GIVEN INFORMATION
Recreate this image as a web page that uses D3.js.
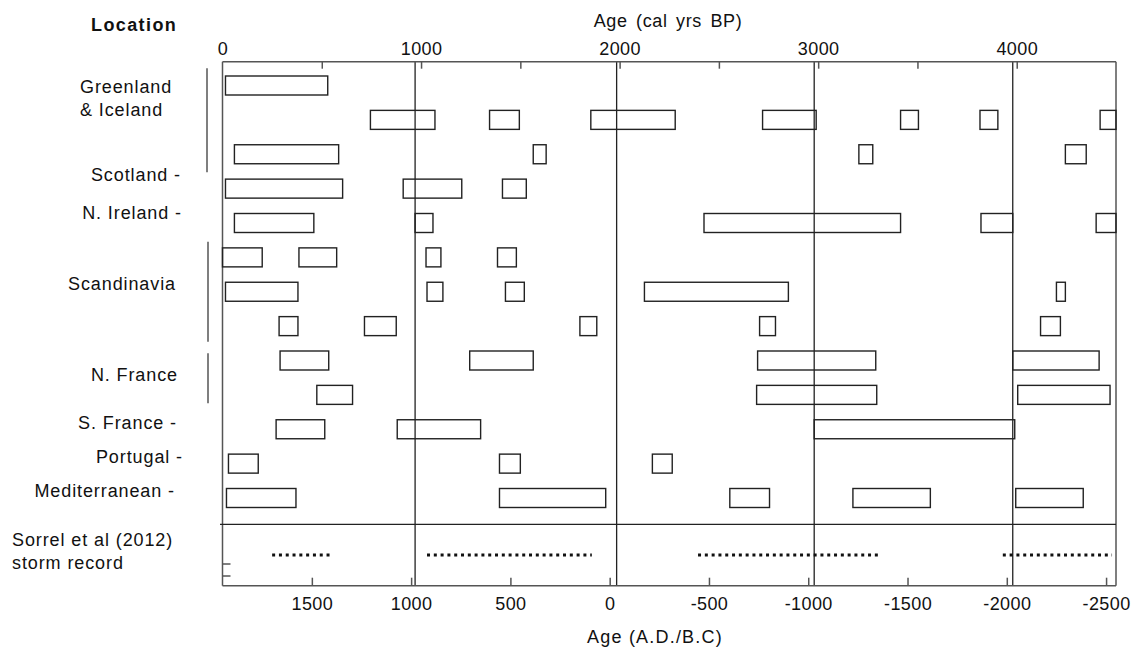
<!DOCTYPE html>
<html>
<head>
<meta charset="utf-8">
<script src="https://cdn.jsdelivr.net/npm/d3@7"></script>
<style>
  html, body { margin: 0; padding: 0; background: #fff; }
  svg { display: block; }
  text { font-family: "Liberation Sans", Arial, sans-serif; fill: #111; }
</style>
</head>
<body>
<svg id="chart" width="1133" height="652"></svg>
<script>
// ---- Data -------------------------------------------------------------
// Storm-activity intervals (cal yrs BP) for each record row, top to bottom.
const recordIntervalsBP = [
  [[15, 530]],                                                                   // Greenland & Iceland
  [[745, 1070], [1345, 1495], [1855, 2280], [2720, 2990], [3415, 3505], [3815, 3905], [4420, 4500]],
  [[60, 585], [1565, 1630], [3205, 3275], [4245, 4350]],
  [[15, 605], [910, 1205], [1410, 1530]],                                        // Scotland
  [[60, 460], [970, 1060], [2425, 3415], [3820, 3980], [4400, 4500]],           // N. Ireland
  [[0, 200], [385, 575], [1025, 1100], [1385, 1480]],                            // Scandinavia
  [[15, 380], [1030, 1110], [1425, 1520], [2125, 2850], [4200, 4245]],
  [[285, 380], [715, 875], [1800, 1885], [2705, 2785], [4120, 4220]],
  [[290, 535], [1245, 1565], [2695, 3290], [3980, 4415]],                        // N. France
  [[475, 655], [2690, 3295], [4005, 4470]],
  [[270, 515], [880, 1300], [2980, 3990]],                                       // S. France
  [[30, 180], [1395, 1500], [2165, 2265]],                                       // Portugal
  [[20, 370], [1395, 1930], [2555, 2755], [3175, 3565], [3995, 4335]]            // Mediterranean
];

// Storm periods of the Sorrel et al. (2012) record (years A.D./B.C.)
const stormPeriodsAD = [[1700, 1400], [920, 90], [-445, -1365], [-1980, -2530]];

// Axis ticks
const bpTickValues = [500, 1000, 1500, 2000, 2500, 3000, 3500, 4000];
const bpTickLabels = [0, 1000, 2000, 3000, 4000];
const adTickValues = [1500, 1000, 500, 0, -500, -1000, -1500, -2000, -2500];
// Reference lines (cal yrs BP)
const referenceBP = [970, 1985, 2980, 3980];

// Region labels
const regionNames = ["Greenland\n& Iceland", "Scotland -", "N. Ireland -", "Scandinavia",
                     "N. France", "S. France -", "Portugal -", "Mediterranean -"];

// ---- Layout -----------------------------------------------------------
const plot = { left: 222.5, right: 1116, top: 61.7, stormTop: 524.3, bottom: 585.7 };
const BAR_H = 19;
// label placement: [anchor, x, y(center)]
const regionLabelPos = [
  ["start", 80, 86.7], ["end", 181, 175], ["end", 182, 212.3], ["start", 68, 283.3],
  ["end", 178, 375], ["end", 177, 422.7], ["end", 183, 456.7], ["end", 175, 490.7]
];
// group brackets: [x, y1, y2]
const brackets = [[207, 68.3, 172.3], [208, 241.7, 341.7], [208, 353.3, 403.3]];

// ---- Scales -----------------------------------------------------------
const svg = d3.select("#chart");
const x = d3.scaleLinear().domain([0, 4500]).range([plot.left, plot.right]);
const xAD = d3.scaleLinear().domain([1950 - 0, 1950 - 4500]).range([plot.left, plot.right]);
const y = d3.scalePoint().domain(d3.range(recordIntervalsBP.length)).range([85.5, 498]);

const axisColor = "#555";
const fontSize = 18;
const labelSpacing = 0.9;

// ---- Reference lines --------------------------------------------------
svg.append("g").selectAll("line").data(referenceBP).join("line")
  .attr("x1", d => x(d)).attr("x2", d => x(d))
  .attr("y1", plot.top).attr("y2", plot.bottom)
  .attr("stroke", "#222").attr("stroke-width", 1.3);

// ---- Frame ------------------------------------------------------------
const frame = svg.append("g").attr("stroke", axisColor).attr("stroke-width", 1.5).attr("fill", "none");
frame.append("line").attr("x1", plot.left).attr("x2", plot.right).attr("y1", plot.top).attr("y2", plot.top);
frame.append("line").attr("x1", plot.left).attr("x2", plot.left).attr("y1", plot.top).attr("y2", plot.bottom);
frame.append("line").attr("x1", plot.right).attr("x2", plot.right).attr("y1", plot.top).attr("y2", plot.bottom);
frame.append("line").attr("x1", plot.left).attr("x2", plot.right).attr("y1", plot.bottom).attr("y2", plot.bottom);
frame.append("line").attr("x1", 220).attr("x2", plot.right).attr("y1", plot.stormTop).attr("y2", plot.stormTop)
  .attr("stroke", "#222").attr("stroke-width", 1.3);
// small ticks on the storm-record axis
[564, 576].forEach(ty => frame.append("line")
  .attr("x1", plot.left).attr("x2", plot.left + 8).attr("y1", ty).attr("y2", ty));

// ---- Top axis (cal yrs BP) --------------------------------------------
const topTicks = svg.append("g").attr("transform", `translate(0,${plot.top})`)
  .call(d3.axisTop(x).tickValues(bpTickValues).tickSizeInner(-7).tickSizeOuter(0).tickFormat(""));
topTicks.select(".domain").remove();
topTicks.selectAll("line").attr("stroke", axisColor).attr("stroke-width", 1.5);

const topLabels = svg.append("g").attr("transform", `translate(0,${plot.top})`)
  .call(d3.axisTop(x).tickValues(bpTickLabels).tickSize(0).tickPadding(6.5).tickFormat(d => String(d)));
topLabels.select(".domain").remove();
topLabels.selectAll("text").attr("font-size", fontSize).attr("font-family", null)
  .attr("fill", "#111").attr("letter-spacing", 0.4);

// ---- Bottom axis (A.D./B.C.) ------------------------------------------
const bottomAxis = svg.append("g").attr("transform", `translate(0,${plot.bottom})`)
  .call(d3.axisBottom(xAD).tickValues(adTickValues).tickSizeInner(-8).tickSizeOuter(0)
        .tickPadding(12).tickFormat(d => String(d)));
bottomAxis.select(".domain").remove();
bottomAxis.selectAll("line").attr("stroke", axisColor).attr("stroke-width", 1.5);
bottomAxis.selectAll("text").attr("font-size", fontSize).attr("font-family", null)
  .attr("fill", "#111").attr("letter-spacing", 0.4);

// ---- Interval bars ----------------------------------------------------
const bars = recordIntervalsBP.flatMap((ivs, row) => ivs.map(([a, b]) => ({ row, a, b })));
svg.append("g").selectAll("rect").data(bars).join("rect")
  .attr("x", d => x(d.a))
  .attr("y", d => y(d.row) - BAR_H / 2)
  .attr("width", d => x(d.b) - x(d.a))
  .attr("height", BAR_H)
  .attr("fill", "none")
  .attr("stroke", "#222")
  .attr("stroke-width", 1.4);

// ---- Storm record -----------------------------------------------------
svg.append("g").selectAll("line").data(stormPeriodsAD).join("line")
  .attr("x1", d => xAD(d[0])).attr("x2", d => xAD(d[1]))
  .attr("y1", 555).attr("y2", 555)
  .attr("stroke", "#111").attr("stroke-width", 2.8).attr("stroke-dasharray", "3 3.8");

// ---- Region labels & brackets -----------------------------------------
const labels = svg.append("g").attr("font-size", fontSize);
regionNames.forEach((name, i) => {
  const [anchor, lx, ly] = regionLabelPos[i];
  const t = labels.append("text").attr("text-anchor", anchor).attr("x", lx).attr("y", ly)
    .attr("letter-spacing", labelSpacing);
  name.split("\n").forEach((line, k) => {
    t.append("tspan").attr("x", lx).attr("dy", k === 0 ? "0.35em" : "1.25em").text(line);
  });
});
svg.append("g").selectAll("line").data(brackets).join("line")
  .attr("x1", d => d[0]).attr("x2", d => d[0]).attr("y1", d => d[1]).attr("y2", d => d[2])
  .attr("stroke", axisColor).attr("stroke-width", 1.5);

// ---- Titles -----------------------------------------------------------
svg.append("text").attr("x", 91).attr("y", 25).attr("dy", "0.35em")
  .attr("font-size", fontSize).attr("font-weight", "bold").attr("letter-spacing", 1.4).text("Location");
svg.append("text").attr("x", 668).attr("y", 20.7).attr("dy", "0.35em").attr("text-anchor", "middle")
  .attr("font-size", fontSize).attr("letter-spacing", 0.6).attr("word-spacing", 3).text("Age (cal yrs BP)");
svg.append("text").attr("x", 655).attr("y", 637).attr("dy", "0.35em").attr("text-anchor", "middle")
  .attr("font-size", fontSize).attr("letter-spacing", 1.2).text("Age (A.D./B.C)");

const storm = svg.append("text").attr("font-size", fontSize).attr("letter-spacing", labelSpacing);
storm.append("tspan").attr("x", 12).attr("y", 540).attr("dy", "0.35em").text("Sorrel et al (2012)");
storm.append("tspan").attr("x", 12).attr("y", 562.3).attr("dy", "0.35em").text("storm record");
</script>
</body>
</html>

REQUIRED WORK
Starting with the first line of the data above and ending with the line containing "-1365], [-1980, -2530]];", please restate every line exactly, leaving images out.

FINAL ANSWER
Recreate this image as a web page that uses D3.js.
<!DOCTYPE html>
<html>
<head>
<meta charset="utf-8">
<script src="https://cdn.jsdelivr.net/npm/d3@7"></script>
<style>
  html, body { margin: 0; padding: 0; background: #fff; }
  svg { display: block; }
  text { font-family: "Liberation Sans", Arial, sans-serif; fill: #111; }
</style>
</head>
<body>
<svg id="chart" width="1133" height="652"></svg>
<script>
// ---- Data -------------------------------------------------------------
// Storm-activity intervals (cal yrs BP) for each record row, top to bottom.
const recordIntervalsBP = [
  [[15, 530]],                                                                   // Greenland & Iceland
  [[745, 1070], [1345, 1495], [1855, 2280], [2720, 2990], [3415, 3505], [3815, 3905], [4420, 4500]],
  [[60, 585], [1565, 1630], [3205, 3275], [4245, 4350]],
  [[15, 605], [910, 1205], [1410, 1530]],                                        // Scotland
  [[60, 460], [970, 1060], [2425, 3415], [3820, 3980], [4400, 4500]],           // N. Ireland
  [[0, 200], [385, 575], [1025, 1100], [1385, 1480]],                            // Scandinavia
  [[15, 380], [1030, 1110], [1425, 1520], [2125, 2850], [4200, 4245]],
  [[285, 380], [715, 875], [1800, 1885], [2705, 2785], [4120, 4220]],
  [[290, 535], [1245, 1565], [2695, 3290], [3980, 4415]],                        // N. France
  [[475, 655], [2690, 3295], [4005, 4470]],
  [[270, 515], [880, 1300], [2980, 3990]],                                       // S. France
  [[30, 180], [1395, 1500], [2165, 2265]],                                       // Portugal
  [[20, 370], [1395, 1930], [2555, 2755], [3175, 3565], [3995, 4335]]            // Mediterranean
];

// Storm periods of the Sorrel et al. (2012) record (years A.D./B.C.)
const stormPeriodsAD = [[1700, 1400], [920, 90], [-445, -1365], [-1980, -2530]];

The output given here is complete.